Same with the tomato. Look at those two big juicy slices of tomato on the promo burger – what do you reckon – a good 2cm thick?
Pictured below is the total tomato offering in the other specimen.
And the bacon ? See the lashes of rashers on the TV promo shot. They’re making a real pig of themselves, poking out from the burger’s outside edge all round the bugger by, what would you reckon, a good two centimetres as well?
There were a few bits of bacon in the Ballina burger but it was still almost possible to believe that no real animal of the porcine persuasion was harmed in the making of that particular meal.
And all the green stuff on the promo image? There’s enough there to feed an over-crowded rabbits hutch for a week. The image on the right makes you wonder if the colour green ever really existed.
So, in summary, I felt totally cheated and conned by my Ballina tropical whopper burger.

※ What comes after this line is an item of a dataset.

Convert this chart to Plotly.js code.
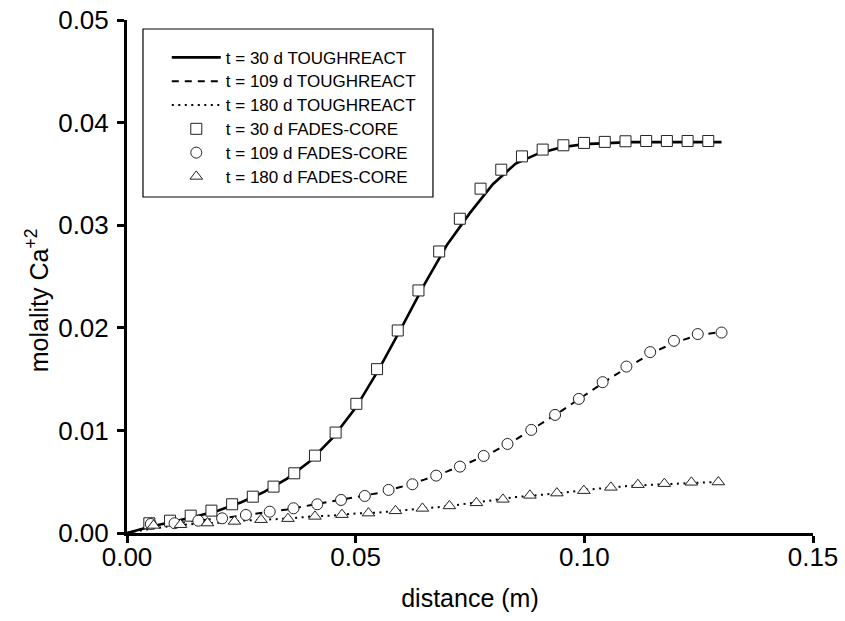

It was nothing like what Hungry Jack’s promised in that TV ad and in its store pictures above the servery.
And apart from anything else, it was one of the shittiest hamburgers I’ve ever eaten…. and I also go to McDonald’s!
But there’s always a bright side to every story, right?
Although I bought a meal deal, the sweet young thing behind the counter said the stand-not-very-tall-alone tropical burger would have cost $8.05!
Imagine how much I would have had to fork out if it had looked anything like the advertised product?